Gregory L. Ulmer is the author of Internet Invention: From Literacy to Electracy (Longman, 2003), Heuretics: The Logic of Invention (Johns Hopkins, 1994), Teletheory: Grammatology in the Age of Video (Routledge, 1989), and Applied Grammatology: Post(e)-Pedagogy from Jacques Derrida to Joseph Beuys (Johns Hopkins, 1985). In addition to two other monographs and a textbook for writing about literature, Ulmer has authored numerous articles and chapters exploring the shift in the apparatus of language from literacy to electracy. His most recent book, Electronic Monumentality: Consulting Internet Memory, is forthcoming from the University of Minnesota Press.

Professor Ulmer’s media work includes two videos: “Telerevisioning Literacy” (Paper Tiger TV) and “The Mr. Mentality Show” (Critical Art Ensemble, Drift). He has given invited addresses at international media arts conferences in Helsinki, Sydney, and Hamburg, as well as at many sites in the United States.

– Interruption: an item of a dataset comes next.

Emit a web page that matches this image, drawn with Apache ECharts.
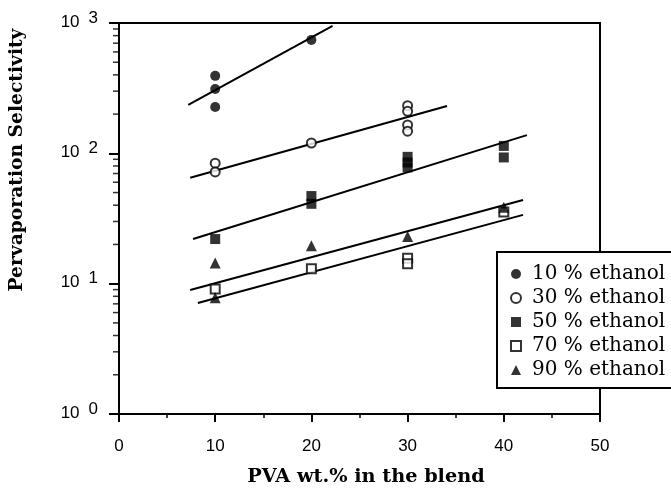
<!DOCTYPE html>
<html><head><meta charset="utf-8">
<script src="https://cdn.jsdelivr.net/npm/echarts@6/dist/echarts.min.js"></script>
<style>html,body{margin:0;padding:0;background:#fff}#c{width:671px;height:496px}</style>
</head><body><div id="c"></div>
<script>
// data
var s10 = [[10,393],[10,312],[10,227],[20,742]];
var s30 = [[10,84],[10,72],[20,120],[30,232],[30,210],[30,165],[30,148]];
var s50 = [[10,22],[20,47],[20,41],[30,94],[30,85],[30,78],[40,114],[40,93]];
var s70 = [[10,9.1],[20,13],[30,15.7],[30,14.2],[40,35.5]];
var s90 = [[10,14.4],[10,7.8],[20,19.5],[30,23],[40,38.5]];
var fit10 = [[7.2,235],[22.2,950]];
var fit30 = [[7.4,65],[34.1,231]];
var fit50 = [[7.7,22],[42.4,138]];
var fit90 = [[7.4,8.95],[42,43.9]];
var fit70 = [[8.2,7.1],[42,33.7]];
var seriesNames = ['10 % ethanol','30 % ethanol','50 % ethanol','70 % ethanol','90 % ethanol'];
var xTitle = 'PVA wt.% in the blend';
var yTitle = 'Pervaporation Selectivity';
var minorTickValues = [];
[1,10,100].forEach(function(d){for(var k=2;k<=9;k++)minorTickValues.push([0,k*d]);});

var chart = echarts.init(document.getElementById('c'));
var lineStyle = {color:'#000',width:2};
function fitSeries(d){return {type:'line',data:d,symbol:'none',lineStyle:lineStyle,silent:true,z:3};}
function titleStyle(t,size){return {text:t,textAlign:'center',textVerticalAlign:'middle',
  fontFamily:'DejaVu Serif',fontWeight:'bold',fontSize:size,fill:'#000'};}
chart.setOption({
  animation:false,
  grid:{left:119,right:71,top:23,bottom:82,show:true,borderColor:'#000',borderWidth:2,containLabel:false},
  graphic:[
    {type:'text',x:366,y:477,style:titleStyle(xTitle,19.3)},
    {type:'text',x:17,y:160,rotation:Math.PI/2,style:titleStyle(yTitle,18.7)}
  ],
  legend:{
    data:seriesNames.map(function(n){return {name:n};}),
    orient:'vertical',left:497,top:252,
    padding:[12,80,8,13],itemGap:4,itemWidth:10,itemHeight:10,
    backgroundColor:'#fff',borderColor:'#000',borderWidth:2,
    textStyle:{fontFamily:'DejaVu Serif',fontSize:20,lineHeight:20,color:'#000',padding:[0,0,0,6]},
    z:10
  },
  xAxis:{type:'value',min:0,max:50,interval:10,
    axisLine:{lineStyle:{color:'#000',width:2}},
    axisTick:{show:true,length:8,lineStyle:{color:'#000',width:2}},
    minorTick:{show:true,splitNumber:2,length:4,lineStyle:{color:'#000',width:1.5}},
    splitLine:{show:false},
    axisLabel:{fontFamily:'Liberation Sans',fontSize:17,color:'#000',margin:24}
  },
  yAxis:{type:'log',logBase:10,min:1,max:1000,
    axisLine:{lineStyle:{color:'#000',width:2}},
    axisTick:{show:true,length:10,lineStyle:{color:'#000',width:2}},
    splitLine:{show:false},
    axisLabel:{margin:21,color:'#000',
      formatter:function(v){return '{b|10}{s|'+Math.round(Math.log10(v))+'}';},
      rich:{b:{fontFamily:'Liberation Sans',fontSize:17,color:'#000',padding:[0,0,2,0]},
            s:{fontFamily:'Liberation Sans',fontSize:17,color:'#000',padding:[0,0,10,9]}}
    }
  },
  series:[
    {type:'scatter',name:'ticks',data:minorTickValues,symbol:'rect',symbolSize:[6,1.5],symbolOffset:[-3,0],
     itemStyle:{color:'#000'},silent:true,clip:false,z:4},
    fitSeries(fit10),fitSeries(fit30),fitSeries(fit50),fitSeries(fit90),fitSeries(fit70),
    {type:'scatter',name:seriesNames[0],data:s10,symbol:'circle',symbolSize:10,itemStyle:{color:'#000'},z:5},
    {type:'scatter',name:seriesNames[1],data:s30,symbol:'emptyCircle',symbolSize:9,itemStyle:{color:'#000',borderColor:'#000',borderWidth:1.8},z:5},
    {type:'scatter',name:seriesNames[2],data:s50,symbol:'rect',symbolSize:10,itemStyle:{color:'#000'},z:5},
    {type:'scatter',name:seriesNames[3],data:s70,symbol:'emptyRect',symbolSize:9,itemStyle:{color:'#000',borderColor:'#000',borderWidth:1.8},z:5},
    {type:'scatter',name:seriesNames[4],data:s90,symbol:'triangle',symbolSize:11,itemStyle:{color:'#000'},z:5}
  ]
});
</script></body></html>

Professor Ulmer’s Internet experiments are organized around the problematic of electronic monumentality – a long-term project concerned with the mutation of the public sphere in electracy and the consequences for American national identity. As coordinator of the Electronic Learning Forum, Ulmer collaborates with students and faculty at UF and elsewhere on projects relating to teaching, research, and service involving new media and technology.